Допрашивались продавщицы, допрашивались и академики: Роальд Сагдеев, Лев Окунь, Артем Алиханян, Вадим Белоцерковский, Михаил Леонтович, Владимир Мигулин. Нет, Орлов не вел с ними антисоветских разговоров. Нет. Академик М.А.Леонтович, один из создателей термодиффузионного разделения изотопов, попросил записать в протоколе, что я физик продуктивный, публикуюсь часто. Член-корреспондент В.В.Мигулин, однако, в отдельном рапорте, поданном в КГБ, в противоречие с Леонтовичем утверждал, что я в физике не работал уже много лет и не публиковался аж с 1963 года. Фактически-то я публиковался больше Мигулина. Но он был одним из моих учителей, мне не хотелось позорить его имя при защите себя на суде от любимой версии КГБ, будто я давно не ученый. «Академия никогда после этого не изберет его в действительные члены», — объяснял я Яковлеву, прося убрать рапорт Мигулина из моего дела. Но Яковлев не убрал; я не молчал на суде; Мигулин не был избран.
Академик Будкер, пионер встречных пучков, изобретатель электронного охлаждения антипротонов, не допрашивался. После моего ареста он, лежа в больнице, послал (попросил жену Аллу послать) телеграмму Ирине, чтобы прилетела к нему в Новосибирск для разговора обо мне. Телеграмма была перехвачена КГБ и подшита к моему делу. Ирина ее не видела. Будкер вскоре умер.

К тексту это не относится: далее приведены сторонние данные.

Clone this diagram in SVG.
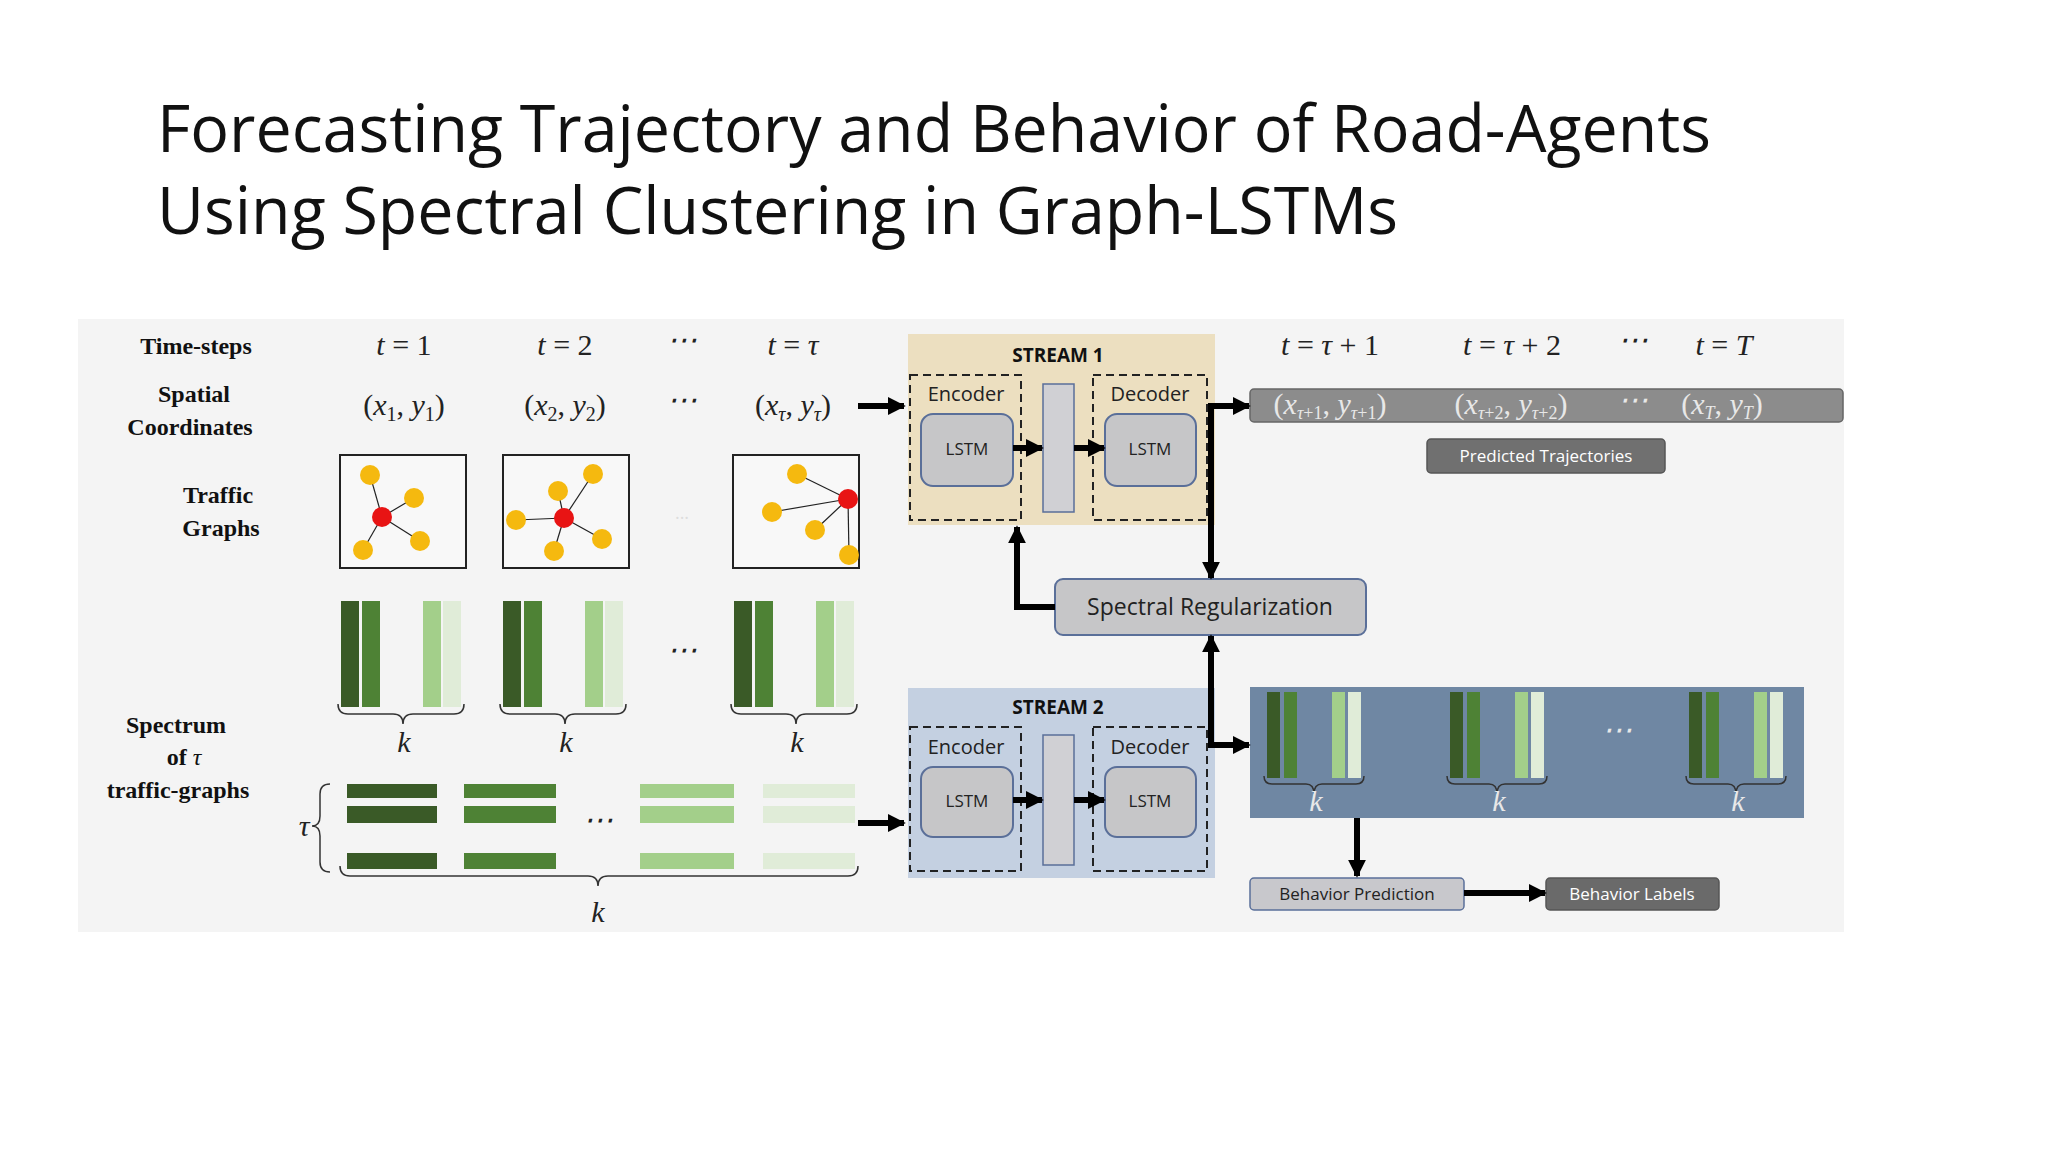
<svg xmlns="http://www.w3.org/2000/svg" width="2048" height="1152" viewBox="0 0 2048 1152">
<defs>
<style>
.title{font-family:"Open Sans","Liberation Sans",sans-serif;font-size:66px;fill:#111}
.lab{font-family:"Liberation Serif",serif;font-weight:bold;font-size:24px;fill:#111;text-anchor:middle}
.math{font-family:"Liberation Serif",serif;font-style:italic;font-size:30px;fill:#222;text-anchor:middle}
.mathw{font-family:"Liberation Serif",serif;font-style:italic;font-size:30px;fill:#e8e8e8;text-anchor:middle}
.sans{font-family:"Open Sans","Liberation Sans",sans-serif;text-anchor:middle}
.dash{fill:none;stroke:#222;stroke-width:2;stroke-dasharray:8 5}
.lstm{fill:#c6c6c8;stroke:#5a6f99;stroke-width:2}
.mid{fill:#d0d0d4;stroke:#5a6f99;stroke-width:1.5}
.conn{fill:none;stroke:#000;stroke-width:6}
.brace{fill:none;stroke:#333;stroke-width:1.5}
.c1{fill:#3a5a27}.c2{fill:#4e8235}.c3{fill:#a3cf8a}.c4{fill:#e0ecd8}
.y{fill:#f5b90f}.r{fill:#e81414}
.e{stroke:#222;stroke-width:1.2}
</style>
<marker id="ah" viewBox="0 0 10 10" refX="9" refY="5" markerWidth="3" markerHeight="3" orient="auto" markerUnits="strokeWidth"><path d="M0,0 L10,5 L0,10 z" fill="#000"/></marker>
</defs>
<rect width="2048" height="1152" fill="#fff"/>
<g id="title">
<text class="title" x="157" y="152" textLength="1554" lengthAdjust="spacingAndGlyphs">Forecasting Trajectory and Behavior of Road-Agents</text>
<text class="title" x="157" y="234" textLength="1241" lengthAdjust="spacingAndGlyphs">Using Spectral Clustering in Graph-LSTMs</text>
</g>
<rect x="78" y="319" width="1766" height="613" fill="#f4f4f4"/>
<g id="labels">
<text class="lab" x="196" y="354">Time-steps</text>
<text class="lab" x="194" y="402">Spatial</text>
<text class="lab" x="190" y="435">Coordinates</text>
<text class="lab" x="218" y="503">Traffic</text>
<text class="lab" x="221" y="536">Graphs</text>
<text class="lab" x="176" y="733">Spectrum</text>
<text class="lab" x="184" y="765">of <tspan font-style="italic" font-weight="normal">τ</tspan></text>
<text class="lab" x="178" y="798">traffic-graphs</text>
</g>
<g id="timesteps">
<text class="math" x="404" y="355">t <tspan font-style="normal">= 1</tspan></text>
<text class="math" x="565" y="355">t <tspan font-style="normal">= 2</tspan></text>
<text class="math" x="682" y="350">⋯</text>
<text class="math" x="793" y="355">t <tspan font-style="normal">=</tspan> τ</text>
<text class="math" x="404" y="415"><tspan font-style="normal">(</tspan>x<tspan font-size="20" font-style="normal" dy="6">1</tspan><tspan dy="-6" font-style="normal">, </tspan>y<tspan font-size="20" font-style="normal" dy="6">1</tspan><tspan dy="-6" font-style="normal">)</tspan></text>
<text class="math" x="565" y="415"><tspan font-style="normal">(</tspan>x<tspan font-size="20" font-style="normal" dy="6">2</tspan><tspan dy="-6" font-style="normal">, </tspan>y<tspan font-size="20" font-style="normal" dy="6">2</tspan><tspan dy="-6" font-style="normal">)</tspan></text>
<text class="math" x="682" y="410">⋯</text>
<text class="math" x="793" y="415"><tspan font-style="normal">(</tspan>x<tspan font-size="20" dy="6">τ</tspan><tspan dy="-6" font-style="normal">, </tspan>y<tspan font-size="20" dy="6">τ</tspan><tspan dy="-6" font-style="normal">)</tspan></text>
<text class="math" x="1330" y="355">t <tspan font-style="normal">=</tspan> τ <tspan font-style="normal">+ 1</tspan></text>
<text class="math" x="1512" y="355">t <tspan font-style="normal">=</tspan> τ <tspan font-style="normal">+ 2</tspan></text>
<text class="math" x="1633" y="350">⋯</text>
<text class="math" x="1724" y="355">t <tspan font-style="normal">=</tspan> T</text>
</g>
<g id="graphs">
<rect x="340" y="455" width="126" height="113" fill="#f8f8f8" stroke="#222" stroke-width="2"/>
<g class="e"><line x1="382" y1="517" x2="370" y2="475"/><line x1="382" y1="517" x2="414" y2="498"/><line x1="382" y1="517" x2="420" y2="541"/><line x1="382" y1="517" x2="363" y2="550"/></g>
<circle class="y" cx="370" cy="475" r="10"/><circle class="y" cx="414" cy="498" r="10"/><circle class="y" cx="420" cy="541" r="10"/><circle class="y" cx="363" cy="550" r="10"/><circle class="r" cx="382" cy="517" r="10"/>
<rect x="503" y="455" width="126" height="113" fill="#f8f8f8" stroke="#222" stroke-width="2"/>
<g class="e"><line x1="564" y1="518" x2="558" y2="491"/><line x1="564" y1="518" x2="593" y2="474"/><line x1="564" y1="518" x2="516" y2="520"/><line x1="564" y1="518" x2="554" y2="551"/><line x1="564" y1="518" x2="602" y2="539"/></g>
<circle class="y" cx="558" cy="491" r="10"/><circle class="y" cx="593" cy="474" r="10"/><circle class="y" cx="516" cy="520" r="10"/><circle class="y" cx="554" cy="551" r="10"/><circle class="y" cx="602" cy="539" r="10"/><circle class="r" cx="564" cy="518" r="10"/>
<text x="682" y="524" class="sans" font-size="18" fill="#ddd">···</text>
<rect x="733" y="455" width="126" height="113" fill="#f8f8f8" stroke="#222" stroke-width="2"/>
<g class="e"><line x1="848" y1="499" x2="797" y2="474"/><line x1="848" y1="499" x2="772" y2="512"/><line x1="848" y1="499" x2="815" y2="530"/><line x1="848" y1="499" x2="849" y2="555"/></g>
<circle class="y" cx="797" cy="474" r="10"/><circle class="y" cx="772" cy="512" r="10"/><circle class="y" cx="815" cy="530" r="10"/><circle class="y" cx="849" cy="555" r="10"/><circle class="r" cx="848" cy="499" r="10"/>
</g>
<g id="spectra">
<g><rect class="c1" x="341" y="601" width="18" height="106"/><rect class="c2" x="362" y="601" width="18" height="106"/><rect class="c3" x="423" y="601" width="18" height="106"/><rect class="c4" x="443" y="601" width="18" height="106"/>
<path class="brace" d="M338,704 q0,10 10,10 H393 q10,0 10,10 q0,-10 10,-10 H454 q10,0 10,-10"/><text class="math" x="404" y="752" font-size="26">k</text></g>
<g><rect class="c1" x="503" y="601" width="18" height="106"/><rect class="c2" x="524" y="601" width="18" height="106"/><rect class="c3" x="585" y="601" width="18" height="106"/><rect class="c4" x="605" y="601" width="18" height="106"/>
<path class="brace" d="M500,704 q0,10 10,10 H555 q10,0 10,10 q0,-10 10,-10 H616 q10,0 10,-10"/><text class="math" x="566" y="752" font-size="26">k</text></g>
<text class="math" x="682" y="660">⋯</text>
<g><rect class="c1" x="734" y="601" width="18" height="106"/><rect class="c2" x="755" y="601" width="18" height="106"/><rect class="c3" x="816" y="601" width="18" height="106"/><rect class="c4" x="836" y="601" width="18" height="106"/>
<path class="brace" d="M731,704 q0,10 10,10 H786 q10,0 10,10 q0,-10 10,-10 H847 q10,0 10,-10"/><text class="math" x="797" y="752" font-size="26">k</text></g>
</g>
<g id="matrix">
<rect class="c1" x="347" y="784" width="90" height="14"/><rect class="c1" x="347" y="806" width="90" height="17"/><rect class="c1" x="347" y="853" width="90" height="16"/>
<rect class="c2" x="464" y="784" width="92" height="14"/><rect class="c2" x="464" y="806" width="92" height="17"/><rect class="c2" x="464" y="853" width="92" height="16"/>
<rect class="c3" x="640" y="784" width="94" height="14"/><rect class="c3" x="640" y="806" width="94" height="17"/><rect class="c3" x="640" y="853" width="94" height="16"/>
<rect class="c4" x="763" y="784" width="92" height="14"/><rect class="c4" x="763" y="806" width="92" height="17"/><rect class="c4" x="763" y="853" width="92" height="16"/>
<text class="math" x="598" y="830">⋯</text>
<text class="math" x="304" y="836">τ</text>
<path class="brace" d="M330,784 q-10,0 -10,10 V816 q0,10 -8,10 q8,0 8,10 V862 q0,10 10,10"/>
<path class="brace" d="M340,866 q0,10 10,10 H588 q10,0 10,10 q0,-10 10,-10 H848 q10,0 10,-10"/>
<text class="math" x="598" y="922" font-size="26">k</text>
</g>
<g id="stream1">
<rect x="908" y="334" width="307" height="191" fill="#ecdfc0"/>
<text class="sans" x="1058" y="362" font-size="19" font-weight="bold" fill="#111">STREAM 1</text>
<rect class="dash" x="910" y="375" width="111" height="145"/>
<rect class="dash" x="1093" y="375" width="114" height="145"/>
<text class="sans" x="966" y="401" font-size="20" fill="#222">Encoder</text>
<text class="sans" x="1150" y="401" font-size="20" fill="#222">Decoder</text>
<rect class="lstm" x="921" y="414" width="92" height="72" rx="12"/>
<rect class="lstm" x="1105" y="414" width="91" height="72" rx="12"/>
<text class="sans" x="967" y="455" font-size="17" fill="#222">LSTM</text>
<text class="sans" x="1150" y="455" font-size="17" fill="#222">LSTM</text>
<rect class="mid" x="1043" y="384" width="31" height="128"/>
</g>
<g id="stream2">
<rect x="908" y="688" width="307" height="190" fill="#c4d0e1"/>
<text class="sans" x="1058" y="714" font-size="19" font-weight="bold" fill="#111">STREAM 2</text>
<rect class="dash" x="910" y="727" width="111" height="144"/>
<rect class="dash" x="1093" y="727" width="114" height="144"/>
<text class="sans" x="966" y="754" font-size="20" fill="#222">Encoder</text>
<text class="sans" x="1150" y="754" font-size="20" fill="#222">Decoder</text>
<rect class="lstm" x="921" y="767" width="92" height="70" rx="12"/>
<rect class="lstm" x="1105" y="767" width="91" height="70" rx="12"/>
<text class="sans" x="967" y="807" font-size="17" fill="#222">LSTM</text>
<text class="sans" x="1150" y="807" font-size="17" fill="#222">LSTM</text>
<rect class="mid" x="1043" y="735" width="31" height="130"/>
</g>
<g id="spectral-reg">
<rect x="1055" y="579" width="311" height="56" rx="8" fill="#c6c6c8" stroke="#5a6f99" stroke-width="2"/>
<text class="sans" x="1210" y="615" font-size="23" fill="#222">Spectral Regularization</text>
</g>
<g id="predicted">
<rect x="1250" y="389" width="593" height="33" rx="4" fill="#8c8c8c" stroke="#666" stroke-width="1.5"/>
<text class="mathw" x="1330" y="414" font-size="28"><tspan font-style="normal">(</tspan>x<tspan font-size="18" dy="5">τ<tspan font-style="normal">+1</tspan></tspan><tspan dy="-5" font-style="normal">, </tspan>y<tspan font-size="18" dy="5">τ<tspan font-style="normal">+1</tspan></tspan><tspan dy="-5" font-style="normal">)</tspan></text>
<text class="mathw" x="1511" y="414" font-size="28"><tspan font-style="normal">(</tspan>x<tspan font-size="18" dy="5">τ<tspan font-style="normal">+2</tspan></tspan><tspan dy="-5" font-style="normal">, </tspan>y<tspan font-size="18" dy="5">τ<tspan font-style="normal">+2</tspan></tspan><tspan dy="-5" font-style="normal">)</tspan></text>
<text class="mathw" x="1633" y="410" font-size="28">⋯</text>
<text class="mathw" x="1722" y="414" font-size="28"><tspan font-style="normal">(</tspan>x<tspan font-size="18" dy="5">T</tspan><tspan dy="-5" font-style="normal">, </tspan>y<tspan font-size="18" dy="5">T</tspan><tspan dy="-5" font-style="normal">)</tspan></text>
</g>
<g id="predicted-trajectories">
<rect x="1427" y="439" width="238" height="34" rx="4" fill="#707070" stroke="#555" stroke-width="1.5"/>
<text class="sans" x="1546" y="462" font-size="17" fill="#fff">Predicted Trajectories</text>
</g>
<g id="behavior-spectra">
<rect x="1250" y="687" width="554" height="131" fill="#6f87a3"/>
<g><rect class="c1" x="1267" y="692" width="13" height="86"/><rect class="c2" x="1284" y="692" width="13" height="86"/><rect class="c3" x="1332" y="692" width="13" height="86"/><rect class="c4" x="1348" y="692" width="13" height="86"/>
<path class="brace" stroke="#e8e8e8" d="M1264,776 q0,8 8,8 H1306 q8,0 8,10 q0,-10 8,-10 H1356 q8,0 8,-8"/><text class="mathw" x="1316" y="811" font-size="22">k</text></g>
<g><rect class="c1" x="1450" y="692" width="13" height="86"/><rect class="c2" x="1467" y="692" width="13" height="86"/><rect class="c3" x="1515" y="692" width="13" height="86"/><rect class="c4" x="1531" y="692" width="13" height="86"/>
<path class="brace" stroke="#e8e8e8" d="M1447,776 q0,8 8,8 H1489 q8,0 8,10 q0,-10 8,-10 H1539 q8,0 8,-8"/><text class="mathw" x="1499" y="811" font-size="22">k</text></g>
<text class="mathw" x="1617" y="740" font-size="24">⋯</text>
<g><rect class="c1" x="1689" y="692" width="13" height="86"/><rect class="c2" x="1706" y="692" width="13" height="86"/><rect class="c3" x="1754" y="692" width="13" height="86"/><rect class="c4" x="1770" y="692" width="13" height="86"/>
<path class="brace" stroke="#e8e8e8" d="M1686,776 q0,8 8,8 H1728 q8,0 8,10 q0,-10 8,-10 H1778 q8,0 8,-8"/><text class="mathw" x="1738" y="811" font-size="22">k</text></g>
</g>
<g id="behavior-prediction">
<rect x="1250" y="878" width="214" height="32" rx="4" fill="#c8c8cc" stroke="#5a6f99" stroke-width="1.5"/>
<text class="sans" x="1357" y="900" font-size="17" fill="#222">Behavior Prediction</text>
</g>
<g id="behavior-labels">
<rect x="1546" y="878" width="173" height="32" rx="4" fill="#6a6a6a" stroke="#555" stroke-width="1.5"/>
<text class="sans" x="1632" y="900" font-size="17" fill="#fff">Behavior Labels</text>
</g>
<g id="connectors">
<line class="conn" x1="858" y1="406" x2="904" y2="406" marker-end="url(#ah)"/>
<line class="conn" x1="858" y1="823" x2="904" y2="823" marker-end="url(#ah)"/>
<line class="conn" x1="1013" y1="448" x2="1042" y2="448" marker-end="url(#ah)"/>
<line class="conn" x1="1074" y1="448" x2="1104" y2="448" marker-end="url(#ah)"/>
<line class="conn" x1="1013" y1="800" x2="1042" y2="800" marker-end="url(#ah)"/>
<line class="conn" x1="1074" y1="800" x2="1104" y2="800" marker-end="url(#ah)"/>
<line class="conn" x1="1211" y1="406" x2="1249" y2="406" marker-end="url(#ah)"/>
<line class="conn" x1="1211" y1="403" x2="1211" y2="578" marker-end="url(#ah)"/>
<polyline class="conn" points="1055,607 1017,607 1017,527" marker-end="url(#ah)"/>
<line class="conn" x1="1211" y1="748" x2="1211" y2="636" marker-end="url(#ah)"/>
<line class="conn" x1="1211" y1="745" x2="1249" y2="745" marker-end="url(#ah)"/>
<line class="conn" x1="1357" y1="818" x2="1357" y2="876" marker-end="url(#ah)"/>
<line class="conn" x1="1464" y1="893" x2="1545" y2="893" marker-end="url(#ah)"/>
</g>
</svg>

Допросили, конечно, и моих семейных, так же, как и Галю с Ирой, матерью Левы. Галя решительно опровергла моральное обвинение, будто я не помогал детям: помогал, сказала она, больше, чем это требовалось по закону. Ира опровергла точно такое же обвинение в отношении Льва. Лева не допрашивался по возрасту, Саша описал мои положительные качества, а Дима решил совсем не отвечать на вопросы, записав только в первом ответе «Я люблю своего отца». Ирина потребовала, чтобы ей дали записывать свои показания собственноручно. Следователь согласился. «Я люблю тебя Рыжи…» — прочитал я в протоколе. Вместо последней буквы тянулась линия вниз на всю страницу: следователь рванул ее за руку.